Muralopolis, como Łódź se ha convertido en "el paraiso del graffiti" sobre la tierra
desde: www.culture.pl
In the spring of 2014, boredpanda.com, a portal devoted to visual arts and design published a list of 20 global centres of urban art. Łódź ranked second, just behind New York.
The city of Łódź, which used to be the centre of the European textile industry, was captured on film by Andrzej Wajda (a Łódź National Film School alumni) in The Promised Land. Łódź can boldly claim to be one of the artistic hubs of Poland. Although no longer host to Camerimage, in the public's memory it is still a cradle for the best Polish directors and cinematographers. At the beginning of the 19th century, Łódź was one of the Europe's biggest and fastest-growing centres for the textile industry, which created a new identity for the city. It used to be called "a promised land" and "a city of many cultures" (Łódź is a host of Dialogue of Four Coultures Festival). Today, thanks to a process of revitalization and an atmosphere conducent to creativity, Łódź has come to be a city of modern technologies, creative enterprises and grand events. The main asset of the city is its dynamic cultural development in the fields of design, fashion, film, and other audiovisual arts. Łódź's reputation stems from the many successes in the arena of international film by Polish directors and cinematographers who graduated from the most notable academy for future actors, directors, photographers, camera operators and TV staff in Poland - The Leon Schiller National Film, Television and Theatre Schoolin Łódź . Early students of the National Film School included the directors Andrzej Munk, Andrzej Wajda, Kazimierz Karabasz, Roman Polanski, Janusz Morgenstern, who, at the end of the 50s, became famous as the founders of the Polish Film School.
Bigger than Banksy
The already multifaceted city of Łódź has been revealing yet another interesting feature - it has come to be the Polish capital of street art. One of the greatest contributors to the aesthetic changes of the cityscape is the Urban Forms Foundation, created in 2009 by art historian Michał Bieżyński and actress Teresa Latuszewska-Syrda. It's main project is the Urban Forms Gallery, which is a permanent street art exhibition in the public spaces of Łódź. The gallery's mission is to "saturate the cityscape with creative, multilayered and modern art that improves the current image of Łódź and gives it artistic value. The main tool to reach that aim is large format paintings done directly on the sides of buildings".
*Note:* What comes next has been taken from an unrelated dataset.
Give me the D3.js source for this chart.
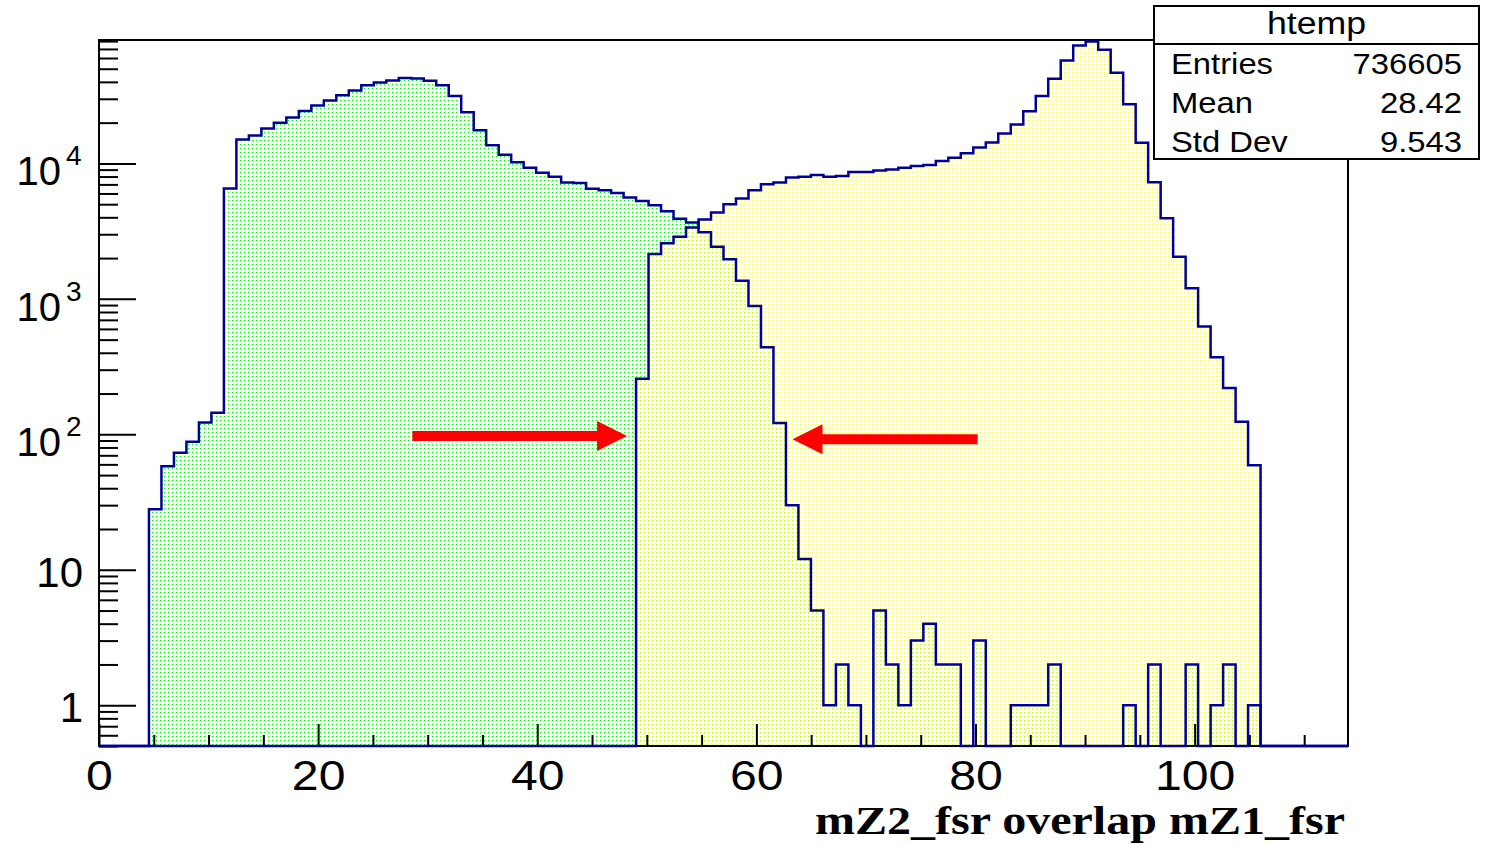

In the future, the project is to be enriched with other pieces of urban art - sculptures, installations, and "street jewellery". Meanwhile, the gallery's collection of murals is continuously growing. Once a year, the Urban Forms Gallery organizes a festival attracting artists from all around the world.
In 2012, the prestigious French magazine Graffiti Art included the festival among the 5 most important street-art events worldwide. At the end of 2013, CNN produced a series called On the Road: Poland. The episode devoted to murals in Łódź was strikingly titled Bigger than Banksy. Many well-known portals wrote about Urban Forms, such as graffuturism.com, streetartnews.net, unurth.com or brooklynstreetart.com, and the photos from Łódź spread to Vietnamese web portals.
In the spring of 2014, boredpanda.com, a portal devoted to visual arts and design published a list of 20 global centres of urban art. Łódź ranked second, just behind New York, beating metropolises such as London, Mexico City, Prague, Berlin, Mexico City, Sao Paulo, Paris, Melbourne, Cape Town, Rio de Janeiro, and the Chilean Mecca of street art, Valparaiso.
The artists participating in the project are considered to be the best in the field of street art and they hail from three continents and eight countries: Poland, Brazil, Chile, France, Germany, Australia and Belgium. Among the most renowned are Os Gemeos, Inti, Aryz, M-City, Etam Crew, Otecki, Sepe and Chazme.